UK prime minister Boris Johnson has characterised Donald Trump’s impeachment and acquittal on a charge of inciting insurrection against his own government as “toings and froings and all the kerfuffle”.
Appearing on CBS’s Face the Nation, Johnson was asked what signal the acquittal of a president who stoked violence while casting doubt on a free election would send to the rest of the world.
“The clear message that we get from the proceedings in America,” the prime minister said, “is that after all the toings and froings and all the kerfuffle, American democracy is strong and the American constitution is strong and robust.”
Five people died as a direct result of the attack on the US Capitol by Trump supporters, who the president told to “fight like hell” in his attempt to overturn election defeat by Joe Biden, on 6 January.
In the former president’s second impeachment trial, House prosecutors showed chilling footage of lawmakers being hustled to safety by Capitol police.
Members of the pro-Trump mob chanted “hang Mike Pence” as they searched for Trump’s vice-president.
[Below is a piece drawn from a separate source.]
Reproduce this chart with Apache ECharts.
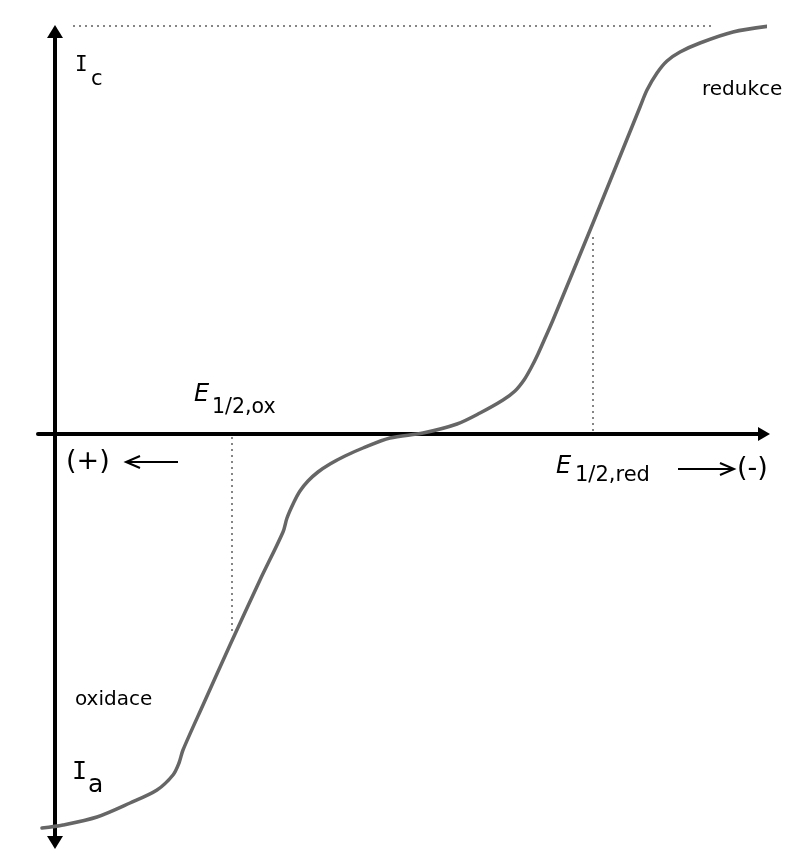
<!DOCTYPE html>
<html>
<head>
<meta charset="utf-8">
<script src="https://cdn.jsdelivr.net/npm/echarts@6/dist/echarts.min.js"></script>
<style>
html,body{margin:0;padding:0;background:#fff;}
#chart{width:809px;height:857px;}
</style>
</head>
<body>
<div id="chart"></div>
<script>
// Potential (x) and current (y), arbitrary units
var potential = [-13, 8, 42, 75, 102, 118, 124, 128, 148, 175, 205, 228, 232, 239, 245, 253, 263, 275, 290, 308, 335, 368, 402, 425, 448, 460, 469, 476, 483, 491, 498, 538, 585, 592, 602, 612, 625, 645, 678, 715];
var current   = [-394, -391, -383, -369, -356, -341, -329, -316, -271, -211, -146, -98, -84, -68, -57, -47, -38, -30, -22, -14, -4, 1, 10, 21, 34, 43, 54, 66, 80, 98, 114, 211, 327, 344, 361, 373, 382, 391, 402, 408];

// limiting current (dotted line) and half-wave potentials
var limitX = [18, 658];
var limitY = 408;
var eHalfOx = 177;
var eHalfOxCurrent = -200;
var eHalfRed = 538;
var eHalfRedCurrent = 197;

var curveData = potential.map(function (x, i) { return [x, current[i]]; });

var chart = echarts.init(document.getElementById('chart'), null, {renderer: 'canvas'});

var dotStyle = {color: '#858585', width: 2, type: [2, 4]};
var FONT = '"DejaVu Sans", Verdana, sans-serif';
var MONO = '"DejaVu Sans Mono", monospace';

function txt(text, x, y, size, extra) {
  var st = {
    text: text, x: 0, y: 0, fill: '#000',
    font: (extra && extra.style ? extra.style + ' ' : '') + size + 'px ' + ((extra && extra.family) || FONT),
    align: 'left', verticalAlign: 'middle', textAlign: 'left', textVerticalAlign: 'middle'
  };
  return {type: 'text', x: x, y: y, silent: true, style: st, z: 100};
}

var arrowStyle = {stroke: '#000', lineWidth: 2, fill: null};

var option = {
  backgroundColor: '#fff',
  animation: false,
  grid: {left: 38, right: 45, top: 31.5, bottom: 14.5, containLabel: false},
  xAxis: {
    type: 'value', min: -17, max: 709,
    axisLine: {onZero: true, symbol: ['none', 'triangle'], symbolSize: [14, 12], lineStyle: {color: '#000', width: 4}},
    axisTick: {show: false}, axisLabel: {show: false}, splitLine: {show: false}
  },
  yAxis: {
    type: 'value', min: -408.5, max: 402.5,
    axisLine: {show: true, onZero: true, symbol: ['triangle', 'triangle'], symbolSize: [16, 13], lineStyle: {color: '#000', width: 4}},
    axisTick: {show: false}, axisLabel: {show: false}, splitLine: {show: false}
  },
  series: [
    {
      type: 'line', data: [[limitX[0], limitY], [limitX[1], limitY]],
      showSymbol: false, clip: false, lineStyle: dotStyle, z: 1
    },
    {
      type: 'line', data: [[eHalfOx, -3], [eHalfOx, eHalfOxCurrent]],
      showSymbol: false, clip: false, lineStyle: dotStyle, z: 1
    },
    {
      type: 'line', data: [[eHalfRed, eHalfRedCurrent], [eHalfRed, 3]],
      showSymbol: false, clip: false, lineStyle: dotStyle, z: 1
    },
    {
      type: 'line', data: curveData, smooth: 0.3,
      showSymbol: false, clip: false,
      lineStyle: {color: '#666666', width: 3.5, cap: 'round', join: 'round'}, z: 3
    }
  ],
  graphic: [
    txt('I', 75, 65.5, 21, {family: MONO}),
    txt('c', 91, 80, 21),
    txt('I', 72, 772, 25, {family: MONO}),
    txt('a', 88, 785, 25),
    txt('redukce', 702, 90, 20),
    txt('oxidace', 75, 700, 20),
    txt('E', 194, 395, 24, {style: 'italic'}),
    txt('1/2,ox', 212, 408, 20.5),
    txt('E', 556, 467, 24, {style: 'italic'}),
    txt('1/2,red', 575, 476, 21),
    txt('(+)', 66, 462, 27),
    txt('(-)', 737, 469, 27),
    {type: 'polyline', silent: true, shape: {points: [[178, 462], [126, 462]]}, style: arrowStyle},
    {type: 'polyline', silent: true, shape: {points: [[140, 456], [126, 462], [140, 468]]}, style: arrowStyle},
    {type: 'polyline', silent: true, shape: {points: [[678, 469], [734, 469]]}, style: arrowStyle},
    {type: 'polyline', silent: true, shape: {points: [[720, 463], [734, 469], [720, 475]]}, style: arrowStyle}
  ]
};
chart.setOption(option);
</script>
</body>
</html>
Some erected a gallows outside the Capitol.
Constitutional experts have not been as sure as Johnson that the episode painted America’s 233-year-old system of government in such a positive light.
Andrew Rudalevige of Bowdoin College told Axios: “Congress not even pushing back against a physical assault suggests that there’s a lot they will put up with.”
While Trump was in office, Johnson cleaved so close to the president and his populist policies and style that Biden was reported to have called the prime minister “the physical and emotional clone of Donald Trump”.
Asked on Sunday if he was concerned he and the new president might “start off on the wrong foot”, Johnson avoided the question.
“I’ve had,” he said, “I think, already two long and very good conversations with the president and we had a really good exchange, particularly about climate change and what he wants to do.”
Johnson also said the UK was “delighted now, I’m very delighted, to have a good relationship with the White House, which is an important part of any UK prime minister’s mission.”